## start
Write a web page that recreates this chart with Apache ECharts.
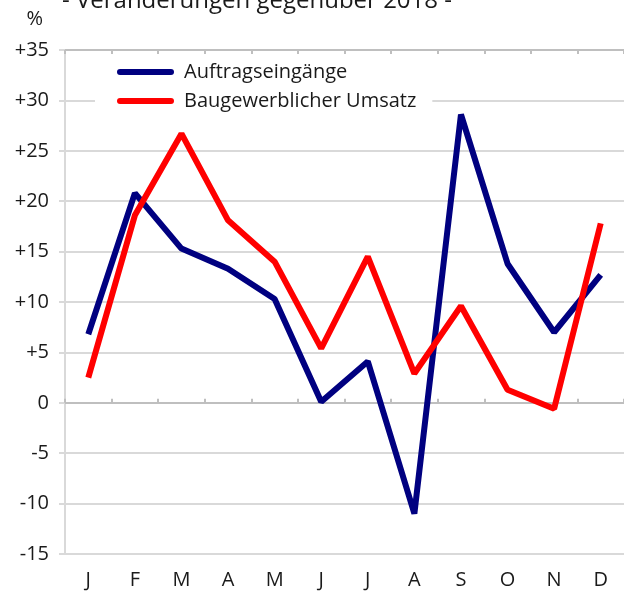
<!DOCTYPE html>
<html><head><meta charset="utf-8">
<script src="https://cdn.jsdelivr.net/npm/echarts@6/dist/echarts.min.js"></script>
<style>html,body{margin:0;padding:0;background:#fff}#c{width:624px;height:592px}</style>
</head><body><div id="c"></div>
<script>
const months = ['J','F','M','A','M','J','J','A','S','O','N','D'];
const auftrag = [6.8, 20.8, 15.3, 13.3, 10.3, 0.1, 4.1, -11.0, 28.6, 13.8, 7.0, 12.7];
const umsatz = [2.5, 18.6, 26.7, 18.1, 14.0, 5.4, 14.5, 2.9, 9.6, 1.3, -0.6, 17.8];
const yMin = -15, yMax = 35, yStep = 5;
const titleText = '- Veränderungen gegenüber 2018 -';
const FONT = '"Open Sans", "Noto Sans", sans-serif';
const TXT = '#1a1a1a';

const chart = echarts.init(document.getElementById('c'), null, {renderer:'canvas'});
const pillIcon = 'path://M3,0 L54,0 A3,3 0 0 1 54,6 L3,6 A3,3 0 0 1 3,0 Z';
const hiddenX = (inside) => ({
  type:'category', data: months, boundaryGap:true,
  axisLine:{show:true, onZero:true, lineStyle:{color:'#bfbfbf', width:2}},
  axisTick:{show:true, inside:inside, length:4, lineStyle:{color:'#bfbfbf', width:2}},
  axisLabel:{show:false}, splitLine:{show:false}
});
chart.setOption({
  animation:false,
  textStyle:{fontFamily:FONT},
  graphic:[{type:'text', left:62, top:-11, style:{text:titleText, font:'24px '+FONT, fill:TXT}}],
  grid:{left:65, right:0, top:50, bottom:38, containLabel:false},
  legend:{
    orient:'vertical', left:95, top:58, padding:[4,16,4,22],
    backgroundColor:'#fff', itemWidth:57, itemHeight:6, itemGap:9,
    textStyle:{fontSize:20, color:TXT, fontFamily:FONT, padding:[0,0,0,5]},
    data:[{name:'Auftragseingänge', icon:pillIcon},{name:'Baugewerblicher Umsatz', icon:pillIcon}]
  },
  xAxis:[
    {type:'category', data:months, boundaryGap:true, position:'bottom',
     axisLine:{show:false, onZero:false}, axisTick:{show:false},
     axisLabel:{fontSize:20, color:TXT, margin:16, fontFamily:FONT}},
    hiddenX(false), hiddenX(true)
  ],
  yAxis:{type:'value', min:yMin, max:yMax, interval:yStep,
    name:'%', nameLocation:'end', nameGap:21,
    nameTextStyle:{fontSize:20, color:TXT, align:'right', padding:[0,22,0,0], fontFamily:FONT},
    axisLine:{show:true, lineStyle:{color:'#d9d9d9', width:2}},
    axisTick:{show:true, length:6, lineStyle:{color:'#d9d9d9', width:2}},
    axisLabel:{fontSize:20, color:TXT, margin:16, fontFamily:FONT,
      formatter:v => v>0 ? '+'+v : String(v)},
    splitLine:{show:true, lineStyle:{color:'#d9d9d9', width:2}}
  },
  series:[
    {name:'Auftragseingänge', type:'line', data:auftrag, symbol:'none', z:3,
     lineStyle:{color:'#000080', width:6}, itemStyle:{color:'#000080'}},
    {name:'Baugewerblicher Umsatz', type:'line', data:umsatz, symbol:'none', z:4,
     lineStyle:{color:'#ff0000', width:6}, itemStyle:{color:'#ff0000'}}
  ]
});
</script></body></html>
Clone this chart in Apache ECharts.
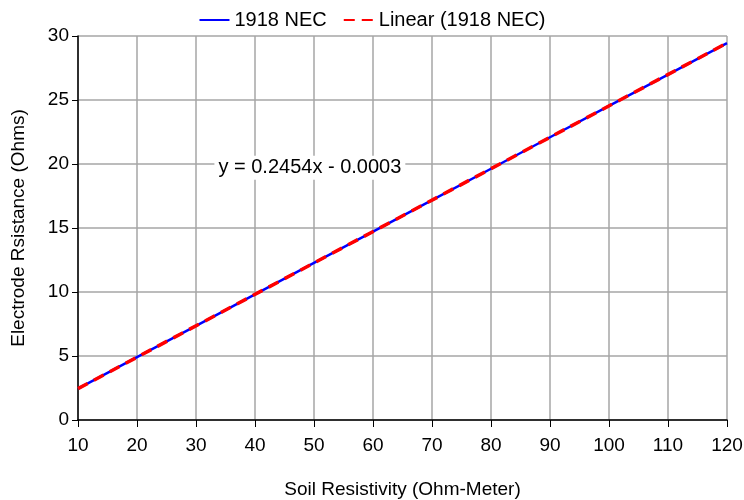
## end
*Goal:* From the first line above through the line containing "const TXT = '#1a1a1a';", copy everything exactly, without the pictures.

*Output for this exercise:*
Write a web page that recreates this chart with Apache ECharts.
<!DOCTYPE html>
<html><head><meta charset="utf-8">
<script src="https://cdn.jsdelivr.net/npm/echarts@6/dist/echarts.min.js"></script>
<style>html,body{margin:0;padding:0;background:#fff}#c{width:624px;height:592px}</style>
</head><body><div id="c"></div>
<script>
const months = ['J','F','M','A','M','J','J','A','S','O','N','D'];
const auftrag = [6.8, 20.8, 15.3, 13.3, 10.3, 0.1, 4.1, -11.0, 28.6, 13.8, 7.0, 12.7];
const umsatz = [2.5, 18.6, 26.7, 18.1, 14.0, 5.4, 14.5, 2.9, 9.6, 1.3, -0.6, 17.8];
const yMin = -15, yMax = 35, yStep = 5;
const titleText = '- Veränderungen gegenüber 2018 -';
const FONT = '"Open Sans", "Noto Sans", sans-serif';
const TXT = '#1a1a1a';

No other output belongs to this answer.